Install: pip install crispasr (or build locally from python/).

Rust

use crispasr::{
    Session, DiarizeMethod, DiarizeOptions, DiarizeSegment,
    LidMethod, detect_language_pcm, align_words,
    cache_ensure_file, registry_lookup,
    // Diarize pipeline primitives (#107):
    SpeakerEmbedder, PyannoteCache, agglomerative_cluster,
};

let sess = Session::open("cohere-transcribe-q4_k.gguf", 4)?;
sess.set_max_new_tokens(256)?;
sess.set_frequency_penalty(0.4)?;
let segs = sess.transcribe_vad(&pcm, "silero-v5.1.2.bin", None)?;

let entry = registry_lookup("canary")?.unwrap();
let path  = cache_ensure_file(&entry.filename, &entry.url, false, None)?;

// Custom diarize pipeline: pluggable embedder + cosine clustering.
let emb = SpeakerEmbedder::new("auto", 4, None)?;     // "titanet"/"indextts"/.gguf
let mut flat: Vec<f32> = Vec::new();
for s in &segs {
    if let Some(v) = emb.embed(&pcm[(s.t0 * 16000.0) as usize .. (s.t1 * 16000.0) as usize]) {
        flat.extend(v);
    }
}
let labels = agglomerative_cluster(&flat, (flat.len() / emb.dim() as usize) as i32,
                                   emb.dim(), 0.5, 8)?;

Crate: bindings/rust/.

Dart / Flutter

import 'package:crispasr/crispasr.dart' as crispasr;

final sess = crispasr.CrispasrSession.open(modelPath, backend: 'parakeet');
final segs = sess.transcribeVad(pcm, vadModelPath);

final lang = crispasr.detectLanguagePcm(
  pcm: pcm, method: crispasr.LidMethod.whisper, modelPath: tinyPath);
final words = crispasr.alignWords(
  alignerModel: ctcPath, transcript: text, pcm: pcm);

Package: flutter/crispasr/.

Reference application: CrisperWeaver — a cross-platform Flutter desktop/mobile transcription app built on package:crispasr. Ships with a model browser + downloader (all 10 backends + quants), drag-and-drop files, mic capture, SRT/VTT/TXT export, per-run performance metrics, and full en/de i18n. The v0.5.4 release uses transcribeVad so every non-whisper backend benefits from stitched Silero VAD with zero CrisperWeaver-side work.

Go

import "github.com/CrispStrobe/CrispASR/bindings/go/crispasr"

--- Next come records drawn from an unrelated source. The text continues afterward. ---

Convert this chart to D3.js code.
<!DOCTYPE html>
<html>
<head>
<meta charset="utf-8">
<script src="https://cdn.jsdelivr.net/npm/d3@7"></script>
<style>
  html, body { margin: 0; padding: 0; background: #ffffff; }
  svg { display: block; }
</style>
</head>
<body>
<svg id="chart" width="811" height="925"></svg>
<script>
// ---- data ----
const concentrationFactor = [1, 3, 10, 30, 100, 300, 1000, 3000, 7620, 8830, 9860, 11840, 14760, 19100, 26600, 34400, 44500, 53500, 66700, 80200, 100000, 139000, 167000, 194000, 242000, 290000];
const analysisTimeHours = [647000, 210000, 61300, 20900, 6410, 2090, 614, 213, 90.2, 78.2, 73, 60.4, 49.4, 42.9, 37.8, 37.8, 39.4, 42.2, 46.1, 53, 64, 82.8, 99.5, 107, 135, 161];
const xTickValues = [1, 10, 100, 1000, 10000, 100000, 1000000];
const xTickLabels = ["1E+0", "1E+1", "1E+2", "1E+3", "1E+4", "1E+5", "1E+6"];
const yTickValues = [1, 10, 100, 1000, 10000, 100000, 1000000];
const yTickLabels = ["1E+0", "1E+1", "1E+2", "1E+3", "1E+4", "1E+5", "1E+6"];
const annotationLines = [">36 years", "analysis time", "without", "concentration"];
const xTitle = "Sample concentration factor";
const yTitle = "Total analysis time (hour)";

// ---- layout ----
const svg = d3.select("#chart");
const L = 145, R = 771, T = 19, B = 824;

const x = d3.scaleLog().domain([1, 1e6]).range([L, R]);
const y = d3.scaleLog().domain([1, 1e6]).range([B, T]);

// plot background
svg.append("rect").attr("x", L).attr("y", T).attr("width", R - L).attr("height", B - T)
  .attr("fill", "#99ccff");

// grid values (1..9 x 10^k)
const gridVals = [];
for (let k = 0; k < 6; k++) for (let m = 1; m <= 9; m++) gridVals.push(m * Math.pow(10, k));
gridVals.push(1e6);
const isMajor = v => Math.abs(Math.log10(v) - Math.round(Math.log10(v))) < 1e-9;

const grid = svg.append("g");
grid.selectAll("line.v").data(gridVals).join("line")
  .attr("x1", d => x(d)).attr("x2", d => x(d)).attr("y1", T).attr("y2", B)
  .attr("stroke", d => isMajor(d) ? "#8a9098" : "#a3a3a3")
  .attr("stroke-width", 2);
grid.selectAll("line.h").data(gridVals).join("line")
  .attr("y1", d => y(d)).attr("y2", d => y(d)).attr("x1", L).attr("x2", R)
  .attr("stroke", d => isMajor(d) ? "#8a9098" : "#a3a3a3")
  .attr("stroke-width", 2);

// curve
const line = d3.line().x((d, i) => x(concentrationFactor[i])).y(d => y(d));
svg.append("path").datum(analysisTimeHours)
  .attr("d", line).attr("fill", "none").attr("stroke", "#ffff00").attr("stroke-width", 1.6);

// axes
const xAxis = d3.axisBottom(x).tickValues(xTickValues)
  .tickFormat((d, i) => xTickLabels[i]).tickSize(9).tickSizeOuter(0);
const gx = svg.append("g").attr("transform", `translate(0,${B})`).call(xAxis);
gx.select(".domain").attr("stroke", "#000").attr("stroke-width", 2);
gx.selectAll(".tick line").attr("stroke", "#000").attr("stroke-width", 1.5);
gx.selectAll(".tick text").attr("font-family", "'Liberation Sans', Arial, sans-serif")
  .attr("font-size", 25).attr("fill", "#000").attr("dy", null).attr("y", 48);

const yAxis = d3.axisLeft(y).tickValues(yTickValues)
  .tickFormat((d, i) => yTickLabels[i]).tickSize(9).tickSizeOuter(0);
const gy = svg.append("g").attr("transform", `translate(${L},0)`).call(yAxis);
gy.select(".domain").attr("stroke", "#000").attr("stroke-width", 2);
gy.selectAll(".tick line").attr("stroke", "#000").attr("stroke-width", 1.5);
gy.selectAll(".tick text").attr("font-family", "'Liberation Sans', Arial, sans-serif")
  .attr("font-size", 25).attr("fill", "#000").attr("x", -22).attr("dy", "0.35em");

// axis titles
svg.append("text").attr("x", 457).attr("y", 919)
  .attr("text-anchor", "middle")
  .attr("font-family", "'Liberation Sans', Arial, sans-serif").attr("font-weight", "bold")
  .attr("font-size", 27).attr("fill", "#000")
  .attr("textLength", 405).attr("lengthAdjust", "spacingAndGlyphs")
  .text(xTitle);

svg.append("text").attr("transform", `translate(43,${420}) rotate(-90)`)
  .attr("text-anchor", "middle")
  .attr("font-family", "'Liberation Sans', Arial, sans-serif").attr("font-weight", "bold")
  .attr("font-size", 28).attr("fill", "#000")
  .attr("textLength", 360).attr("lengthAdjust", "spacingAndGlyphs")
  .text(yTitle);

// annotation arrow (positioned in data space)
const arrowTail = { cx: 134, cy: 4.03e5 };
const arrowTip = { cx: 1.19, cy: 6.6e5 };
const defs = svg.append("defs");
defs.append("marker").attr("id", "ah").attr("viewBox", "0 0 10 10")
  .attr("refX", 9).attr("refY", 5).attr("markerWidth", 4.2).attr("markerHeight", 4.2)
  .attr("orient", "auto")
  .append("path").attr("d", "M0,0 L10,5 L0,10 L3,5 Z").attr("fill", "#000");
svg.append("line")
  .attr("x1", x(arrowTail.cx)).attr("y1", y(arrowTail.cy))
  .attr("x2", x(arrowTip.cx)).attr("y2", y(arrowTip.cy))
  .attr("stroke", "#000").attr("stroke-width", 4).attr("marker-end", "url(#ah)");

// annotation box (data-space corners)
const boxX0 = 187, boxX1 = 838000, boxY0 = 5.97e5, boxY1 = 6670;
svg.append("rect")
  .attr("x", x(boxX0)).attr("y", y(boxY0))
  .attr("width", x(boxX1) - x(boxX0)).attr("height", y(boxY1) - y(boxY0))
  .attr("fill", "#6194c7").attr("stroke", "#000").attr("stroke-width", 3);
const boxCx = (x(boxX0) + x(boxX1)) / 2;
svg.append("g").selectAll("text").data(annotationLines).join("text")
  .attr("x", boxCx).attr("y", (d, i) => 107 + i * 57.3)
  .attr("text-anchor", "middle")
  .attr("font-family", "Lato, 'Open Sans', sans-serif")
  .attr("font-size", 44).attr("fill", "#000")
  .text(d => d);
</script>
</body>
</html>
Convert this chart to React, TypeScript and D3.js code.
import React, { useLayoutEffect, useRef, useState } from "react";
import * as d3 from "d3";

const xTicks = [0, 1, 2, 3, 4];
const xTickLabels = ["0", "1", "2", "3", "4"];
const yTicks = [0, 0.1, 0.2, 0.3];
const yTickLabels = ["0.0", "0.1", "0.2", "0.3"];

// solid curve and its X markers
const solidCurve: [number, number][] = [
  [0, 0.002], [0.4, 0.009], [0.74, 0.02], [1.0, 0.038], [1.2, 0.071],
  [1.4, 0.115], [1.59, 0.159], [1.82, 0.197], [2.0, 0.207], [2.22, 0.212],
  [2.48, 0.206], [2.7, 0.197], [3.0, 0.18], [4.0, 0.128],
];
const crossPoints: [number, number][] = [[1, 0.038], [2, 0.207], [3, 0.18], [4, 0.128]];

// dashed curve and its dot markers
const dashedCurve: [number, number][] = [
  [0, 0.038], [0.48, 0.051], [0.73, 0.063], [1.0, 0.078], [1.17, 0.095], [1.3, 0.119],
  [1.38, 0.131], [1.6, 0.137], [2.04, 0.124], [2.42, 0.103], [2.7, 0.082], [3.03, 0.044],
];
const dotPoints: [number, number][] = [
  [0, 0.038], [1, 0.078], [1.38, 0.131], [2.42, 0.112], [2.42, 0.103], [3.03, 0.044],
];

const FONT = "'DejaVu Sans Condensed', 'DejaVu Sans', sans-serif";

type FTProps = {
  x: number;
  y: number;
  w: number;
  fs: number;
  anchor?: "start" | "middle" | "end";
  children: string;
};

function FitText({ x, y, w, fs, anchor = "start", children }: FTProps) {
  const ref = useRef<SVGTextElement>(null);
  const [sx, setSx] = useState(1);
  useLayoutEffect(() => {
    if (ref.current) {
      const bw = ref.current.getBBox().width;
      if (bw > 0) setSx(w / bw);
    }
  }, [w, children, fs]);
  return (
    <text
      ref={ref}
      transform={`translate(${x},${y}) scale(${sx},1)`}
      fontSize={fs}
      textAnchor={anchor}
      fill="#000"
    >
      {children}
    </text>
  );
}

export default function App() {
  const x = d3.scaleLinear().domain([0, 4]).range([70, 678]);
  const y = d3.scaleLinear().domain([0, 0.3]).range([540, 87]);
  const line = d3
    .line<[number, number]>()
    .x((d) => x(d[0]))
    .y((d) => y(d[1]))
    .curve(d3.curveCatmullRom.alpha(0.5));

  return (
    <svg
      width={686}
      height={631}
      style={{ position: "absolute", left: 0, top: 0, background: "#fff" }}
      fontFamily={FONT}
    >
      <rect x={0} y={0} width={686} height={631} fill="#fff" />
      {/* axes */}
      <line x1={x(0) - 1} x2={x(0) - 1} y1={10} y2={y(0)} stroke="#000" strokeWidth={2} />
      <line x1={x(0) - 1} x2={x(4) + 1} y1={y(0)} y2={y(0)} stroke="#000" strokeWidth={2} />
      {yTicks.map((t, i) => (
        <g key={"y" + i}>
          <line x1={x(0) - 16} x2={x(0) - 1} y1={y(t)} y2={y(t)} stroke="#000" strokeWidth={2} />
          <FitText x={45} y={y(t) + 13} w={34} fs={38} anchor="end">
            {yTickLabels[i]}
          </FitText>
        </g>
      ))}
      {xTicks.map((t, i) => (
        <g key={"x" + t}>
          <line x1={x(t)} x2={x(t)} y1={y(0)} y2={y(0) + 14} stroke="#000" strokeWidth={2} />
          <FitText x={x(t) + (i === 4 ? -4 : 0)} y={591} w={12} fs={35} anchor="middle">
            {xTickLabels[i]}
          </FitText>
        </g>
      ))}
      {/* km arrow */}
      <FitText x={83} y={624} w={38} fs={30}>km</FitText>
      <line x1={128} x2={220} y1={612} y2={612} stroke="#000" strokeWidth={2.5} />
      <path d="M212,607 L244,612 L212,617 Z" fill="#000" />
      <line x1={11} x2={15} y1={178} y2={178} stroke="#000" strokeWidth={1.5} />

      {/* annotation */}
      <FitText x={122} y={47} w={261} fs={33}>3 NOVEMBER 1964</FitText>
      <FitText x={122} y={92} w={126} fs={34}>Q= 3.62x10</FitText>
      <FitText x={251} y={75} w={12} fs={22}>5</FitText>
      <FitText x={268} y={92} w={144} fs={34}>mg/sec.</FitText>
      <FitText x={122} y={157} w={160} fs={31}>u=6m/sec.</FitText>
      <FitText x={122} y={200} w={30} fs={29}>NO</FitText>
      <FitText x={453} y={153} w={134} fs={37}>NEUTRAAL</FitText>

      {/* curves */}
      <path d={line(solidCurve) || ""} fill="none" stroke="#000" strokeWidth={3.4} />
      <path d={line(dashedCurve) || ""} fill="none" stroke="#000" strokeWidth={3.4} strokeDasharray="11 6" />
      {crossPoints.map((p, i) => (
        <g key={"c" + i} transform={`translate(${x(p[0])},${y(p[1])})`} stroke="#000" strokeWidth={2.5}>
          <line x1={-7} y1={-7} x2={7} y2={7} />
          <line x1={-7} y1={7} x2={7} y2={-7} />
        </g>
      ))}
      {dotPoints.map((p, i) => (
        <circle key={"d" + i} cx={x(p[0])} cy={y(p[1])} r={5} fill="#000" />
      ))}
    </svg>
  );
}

sess, _ := crispasr.OpenSession("parakeet.gguf", crispasr.SessionOpts{Threads: 4})
defer sess.Close()
_ = sess.SetMaxNewTokens(256)
_ = sess.SetFrequencyPenalty(0.4)
segs, _ := sess.Transcribe(pcm, crispasr.TranscribeOpts{Vad: true})

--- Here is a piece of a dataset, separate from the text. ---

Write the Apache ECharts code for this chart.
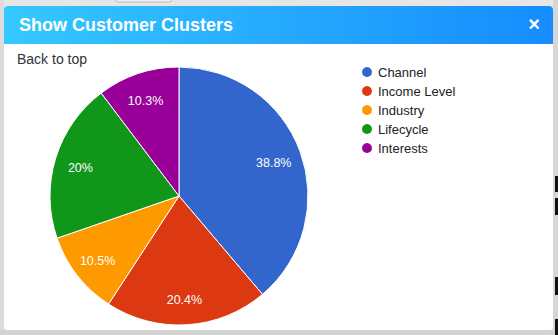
<!DOCTYPE html>
<html>
<head>
<meta charset="utf-8">
<script src="https://cdn.jsdelivr.net/npm/echarts@6/dist/echarts.min.js"></script>
<style>
html,body{margin:0;padding:0;background:#e6e6e6;}
#chart{width:558px;height:335px;}
</style>
</head>
<body>
<div id="chart"></div>
<script>
const titleText = 'Show Customer Clusters';
const backText = 'Back to top';
const categories = ['Channel', 'Income Level', 'Industry', 'Lifecycle', 'Interests'];
const values = [38.8, 20.4, 10.5, 20, 10.3];
const colors = ['#3366cc', '#dc3912', '#ff9900', '#109618', '#990099'];

const pieData = categories.map((c, i) => ({ name: c, value: values[i], itemStyle: { color: colors[i] } }));
const labelData = categories.map((c, i) => ({ name: c, value: values[i] }));

const chart = echarts.init(document.getElementById('chart'), null, { renderer: 'svg' });
chart.setOption({
  animation: false,
  backgroundColor: '#e6e6e6',
  graphic: [
    { type: 'rect', z: 0, shape: { x: 0, y: 0, width: 4, height: 335 }, style: { fill: '#dcdcdc' } },
    { type: 'rect', z: 0, shape: { x: 0, y: 330, width: 558, height: 5 }, style: { fill: '#d2d2d2' } },
    { type: 'rect', z: 0, shape: { x: 553, y: 0, width: 5, height: 335 }, style: { fill: '#d6d6d6' } },
    { type: 'rect', z: 0, shape: { x: 555, y: 176, width: 3, height: 16 }, style: { fill: '#111' } },
    { type: 'rect', z: 0, shape: { x: 555, y: 198, width: 3, height: 17 }, style: { fill: '#111' } },
    { type: 'rect', z: 0, shape: { x: 555, y: 277, width: 3, height: 18 }, style: { fill: '#111' } },
    { type: 'rect', z: 0, shape: { x: 555, y: 319, width: 3, height: 16 }, style: { fill: '#111' } },
    { type: 'rect', z: 0, shape: { x: 115, y: -4, width: 57, height: 6, r: 3 }, style: { fill: '#efefef', stroke: '#bbb', lineWidth: 1 } },
    { type: 'rect', z: 1, shape: { x: 4, y: 6, width: 549, height: 324, r: 4 }, style: { fill: '#ffffff' } },
    { type: 'rect', z: 1, shape: { x: 4, y: 6, width: 549, height: 38, r: [4, 4, 0, 0] },
      style: { fill: new echarts.graphic.LinearGradient(0, 0, 1, 0, [
        { offset: 0, color: '#35c8fe' }, { offset: 1, color: '#168cfe' }]) } },
    { type: 'text', z: 2, x: 19, y: 25, style: { text: titleText, fill: '#ffffff',
      font: 'bold 18px "Liberation Sans", Arial, sans-serif', textVerticalAlign: 'middle' } },
    { type: 'text', z: 2, x: 534, y: 24, style: { text: '×', fill: '#ffffff', textAlign: 'center',
      font: 'bold 20px "Liberation Sans", Arial, sans-serif', textVerticalAlign: 'middle' } },
    { type: 'text', z: 2, x: 17, y: 59, style: { text: backText, fill: '#333333',
      font: '14px "Liberation Sans", Arial, sans-serif', textVerticalAlign: 'middle' } }
  ],
  legend: {
    orient: 'vertical',
    left: 360,
    top: 65,
    padding: 0,
    icon: 'circle',
    itemWidth: 12,
    itemHeight: 12,
    itemGap: 5,
    data: categories,
    textStyle: { color: '#222222', fontSize: 13, fontFamily: '"Liberation Sans", Arial, sans-serif' }
  },
  series: [
    {
      type: 'pie',
      z: 3,
      center: [179, 196],
      radius: [0, 129],
      startAngle: 90,
      clockwise: true,
      label: { show: false },
      labelLine: { show: false },
      itemStyle: { borderColor: '#ffffff', borderWidth: 1 },
      emphasis: { disabled: true },
      data: pieData
    },
    {
      type: 'pie',
      z: 4,
      silent: true,
      center: [178, 198],
      radius: [0, 198],
      startAngle: 90,
      clockwise: true,
      itemStyle: { color: 'rgba(0,0,0,0)', borderWidth: 0 },
      label: {
        show: true,
        position: 'inside',
        color: '#ffffff',
        fontSize: 12.5,
        fontFamily: '"Liberation Sans", Arial, sans-serif',
        formatter: p => p.value + '%'
      },
      labelLine: { show: false },
      emphasis: { disabled: true },
      data: labelData
    }
  ]
});
</script>
</body>
</html>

Module: bindings/go/crispasr/.

Java

import org.crispasr.CrispASR;

try (var sess = CrispASR.openSession("granite-speech.gguf")) {
    sess.setMaxNewTokens(256);
    sess.setFrequencyPenalty(0.4f);
    var segs = sess.transcribe(pcm);
}

JAR: bindings/java/.

Ruby

require "crispasr"

sess = CrispASR::Session.open("parakeet.gguf")
segs = sess.transcribe(pcm)

Gem: bindings/ruby/.

Mobile

./build-ios.sh                    # iOS xcframework with Metal
./build-android.sh --vulkan       # Android NDK with Vulkan GPU

The xcframework drops into a Swift/Objective-C app via package add crispasr.xcframework; the Android NDK build produces an .so that Flutter or native Android consumes through package:crispasr's FFI layer.